During World War II, the US Army published a series of intelligence bulletins to alert soldiers of what they would experience in the combat zone. They make sobering reading, especially about the booby-traps left by retreating German soldiers to kill and maim the unwary.
Formal documentation was not the only tool used to educate soldiers to control their behaviour. The Warner Brothers production team, responsible for classic cartoons featuring Bugs Bunny, Porky Pig, and the rest, was enlisted by the US Army to find a way educate their citizen army and prevent reckless conduct. The ‘Private Snafu‘ cartoons were the result.
Snafu, for the uninitiated, stands for ‘Situation Normal, All Fouled Up’, in the cleaned-up version of the acronym. The eponymous hero of the cartoons was a bumbling idiot, abjuring common sense and always following his desires. In this regard, he bungles his way through his military career, making avoidable mistakes that kill him several times over. The objective was to ensure that no soldier behaved like Snafu. The logic was that solders are not programmed robots or always under supervision, but have some ability to make good and bad choices.
Last week, the US Army released a real-life Private Snafu from military prison. Born Bradley Manning, the he is now officially, if not anatomically, a she. Manning was sentenced to 35 years in jail for betraying his country by releasing intelligence while serving in Iraq. Manning, who is now actually wo-manning away from masculinity, seems to have been unfit to serve in the US Army. This was a person beset with problems since before birth. You may read the troubled life at Wikipedia.
The article is a list of excuses. Manning betrayed his country and caused damage. For this, while still a he and called Bradley, Manning was jailed.
For some reason Manning is regarded as a hero. But this status is being conferred only by America-haters. Manning was not a hero. He was useless at his job. He failed the Army and his country.
However, all the sound and fury does distract from what should be the main issues. Why was such an unsuitable soldier as Manning placed in a position of responsibility? Why was there not more than an ‘honour system’ to prevent anyone leaking intelligence?
Manning’s treachery was not sophisticated. This was not a Philbyesque or Bluntite mole who had spent years working his way into the organisation with specific intent. It is not clear when exactly Manning decided to betray his country, but the justification that this was a protest against US military policy rings false. Manning was not a whistleblower, drawing attention to a single issue that was in the public interest. Instead Private Snafu stole everything he could get his hands on. For months. No-one noticed.
It is clear that the US Army, for the trillions spent on it, was not immune to Private Snafu. His treachery was not difficult. Manning took a rewritable CD into his place of work. The disk was cunningly disguised as a Lady Gaga album. Manning would act as if he was using his computer’s CD drive to listen to music while working. Instead, Manning was downloading thousands of classified documents. No-one noticed the ‘Gagabytes’ of data traffic going into his workstation, including such gems as cables about Prince Andrew’s overseas trade visits. The security system was unable to differentiate on relevance. Information was not organised into silos based on need-to-know. While USB drives were banned by the military, computer drives that would write data onto removable CDs were permitted. No-one in the entire apparatus of the US Military seems to have noticed this.
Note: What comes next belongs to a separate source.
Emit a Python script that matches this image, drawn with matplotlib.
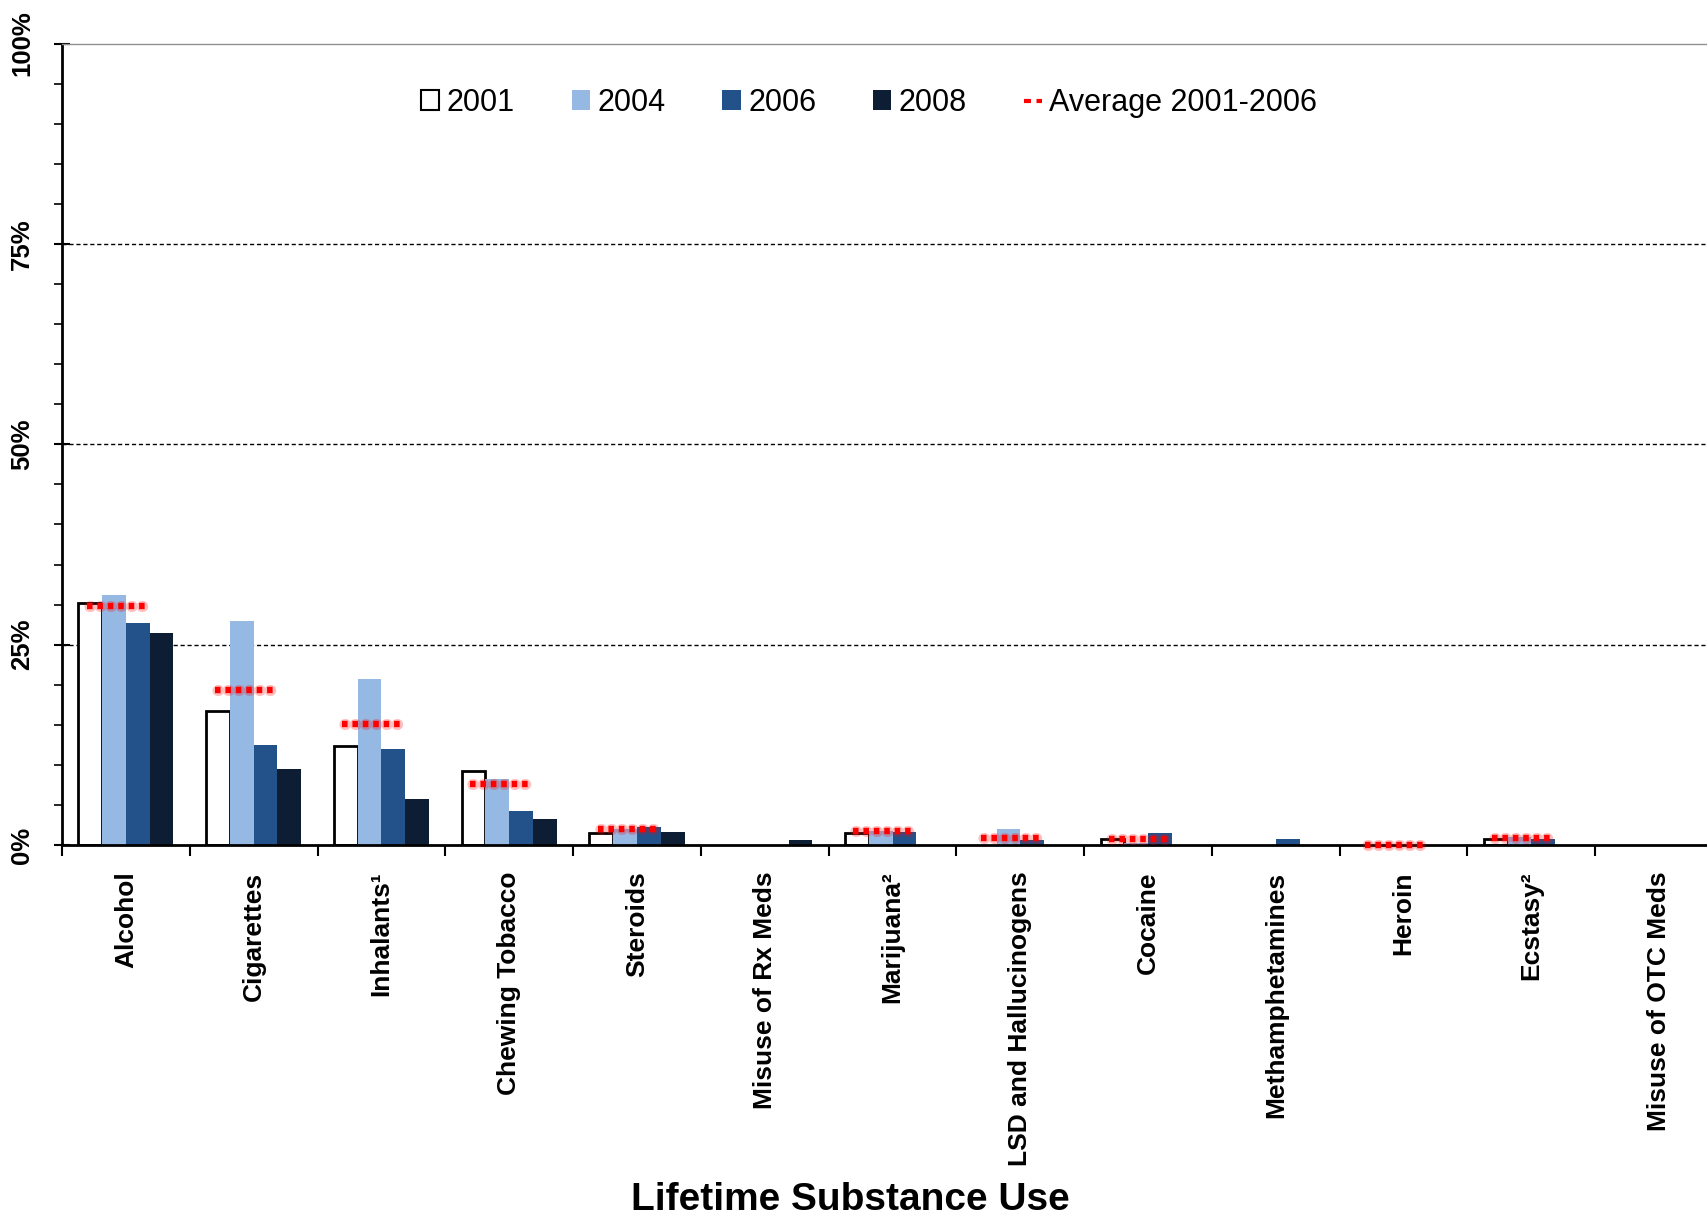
import numpy as np
import matplotlib
matplotlib.use("Agg")
from matplotlib import pyplot as plt
from matplotlib.patches import Patch
from matplotlib.lines import Line2D
from matplotlib.ticker import MultipleLocator, FixedLocator, PercentFormatter

plt.rcParams['font.family'] = ['Liberation Sans', 'DejaVu Sans']
plt.rcParams['lines.scale_dashes'] = False

nan = np.nan
categories = ["Alcohol", "Cigarettes", "Inhalants¹", "Chewing Tobacco", "Steroids",
              "Misuse of Rx Meds", "Marijuana²", "LSD and Hallucinogens", "Cocaine",
              "Methamphetamines", "Heroin", "Ecstasy²", "Misuse of OTC Meds"]
y2001 = [30.2, 16.7, 12.4, 9.2, 1.5, nan, 1.5, nan, 0.7, nan, nan, 0.7, nan]
y2004 = [31.2, 27.9, 20.7, 8.2, 2.0, nan, 1.7, 2.0, 0.2, nan, nan, 1.0, nan]
y2006 = [27.7, 12.5, 12.0, 4.3, 2.3, nan, 1.6, 0.6, 1.5, 0.8, nan, 0.8, nan]
y2008 = [26.5, 9.5, 5.8, 3.3, 1.6, 0.6, nan, nan, nan, nan, nan, nan, nan]
avg_01_06 = [29.8, 19.3, 15.1, 7.6, 2.0, nan, 1.8, 0.9, 0.8, nan, 0.0, 0.9, nan]

years = ["2001", "2004", "2006", "2008"]
colors = ["white", "#96B9E3", "#23528A", "#0D1D33"]

fig = plt.figure(figsize=(17.08, 12.15), dpi=100)
ax = fig.add_axes([0.0363, 0.3045, 0.9725, 0.6596])

n = len(categories)
x = np.arange(n) + 0.5
w = 0.186
series = [y2001, y2004, y2006, y2008]
for k, (vals, c) in enumerate(zip(series, colors)):
    xs = x + (k - 1.5) * w
    if k == 0:
        ax.bar(xs, vals, w, color=c, edgecolor="black", linewidth=2, zorder=3)
    else:
        ax.bar(xs, vals, w, color=c, edgecolor="none", zorder=3)

# average 2001-2006: six red dots with a soft glow round each one
for xi, a in zip(x, avg_01_06):
    if np.isnan(a):
        continue
    x0 = xi - 1.5 * w - 0.027
    x1 = x0 + 0.455
    ax.plot([x0, x1], [a, a], color="red", lw=8, alpha=0.25,
            ls=(5.75, (0.5, 7.0)), dash_capstyle="round", zorder=4, clip_on=False)
    ax.plot([x0, x1], [a, a], color="red", lw=4.6, ls=(0, (4.0, 3.5)),
            dash_capstyle="butt", zorder=5, clip_on=False)

ax.set_xlim(0, n)
ax.set_ylim(0, 100)

# y axis
ax.yaxis.set_major_locator(MultipleLocator(25))
ax.yaxis.set_minor_locator(MultipleLocator(5))
ax.yaxis.set_major_formatter(PercentFormatter(decimals=0))
ax.tick_params(axis="y", which="major", direction="inout", length=12, width=1.5,
               pad=14, labelsize=18.5, labelrotation=90)
ax.tick_params(axis="y", which="minor", direction="out", length=6, width=1.2)
for lab in ax.get_yticklabels():
    lab.set_fontweight("bold")
    lab.set_va("center")

for yv in (25, 50, 75):
    ax.axhline(yv, color="black", lw=1, ls=(0, (3, 2)), zorder=1)

# x axis: boundaries as major ticks, labels at centres
ax.xaxis.set_major_locator(FixedLocator(np.arange(n + 1)))
ax.xaxis.set_major_formatter(plt.NullFormatter())
ax.set_xticks(x, categories, minor=True, rotation=90, fontweight="bold",
              va="top", ha="center")
ax.tick_params(axis="x", which="major", direction="out", length=8, width=1.5)
ax.tick_params(axis="x", which="minor", length=0, pad=19, labelsize=19)

ax.spines["left"].set_linewidth(2)
ax.spines["bottom"].set_linewidth(2)
ax.spines["bottom"].set_zorder(3.5)
ax.spines["top"].set_color("#909090")
ax.spines["top"].set_linewidth(1)
ax.spines["right"].set_visible(False)

handles = [Patch(facecolor=c, edgecolor="black" if c == "white" else "none",
                 linewidth=1.5, label=y) for c, y in zip(colors, years)]
handles.append(Line2D([0], [0], color="red", lw=3, dashes=(5, 4),
                      label="Average 2001-2006"))
ax.legend(handles=handles, loc="center", bbox_to_anchor=(0.486, 0.926), ncol=5,
          frameon=False, fontsize=22, handlelength=0.6, handleheight=0.6,
          handletextpad=0.25, columnspacing=1.85)

fig.text(850 / 1708, 0.012, "Lifetime Substance Use", ha="center", va="center",
         fontsize=28, fontweight="bold")

fig.savefig("out.png", dpi=100)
If Manning had not performed his treachery, then someone else could have done it. Given the crime’s simplicity, they probably have. All the US military had to protect itself from a massive leak of information was a sense of honour and loyalty by its soldiers, and that’s it. It only takes one.
And this may explain why President Obama decided to release his nation’s worst soldier. Yes, he was Private Snafu made flesh. Yes, he betrayed his country. Yes, he caused damage by his disloyalty. However it seems clear that he should have been joined in jail by a slew of more senior personnel. There were criminal levels of negligence by officers that facilitated this treachery. Manning’s celebrity means that no-one pays attention to his superiors, who ignored the obvious risk of computers from which data could be removed, and who devised systems that allowed universal access irrespective of job function or task requirements. These people also allowed a person with documented mental health issues to work in a highly sensitive position.
Whenever a major organisation suffers a catastrophic failure directly due to a lowly individual’s actions, like the collapse of Barings at the hands of Nick Leeson, the true responsibility for the disaster radiates upwards. These fiascos are invariably the failure of management, a disaster waiting to happen. If deterministic forces, such as organisational processes, can be totally subverted by an individual, then the processes are at fault, and so is the management that devised, signed off, and implemented them. The security apparatus of the most powerful army on earth was made irrelevant by a sole private soldier with gender issues.
Manning is set up for life as a celebrity traitor thanks to his leveraging of identity politics. Less Private Snafu and more a gamine ingénue with a story, the now-she can dine out on this for decades. The book deal, interviews, one-woman show and biopic await However, there should be no doubt that Private Snafu would not have got there without the antics of Captain Clot, Major Mistake, and General Disaster.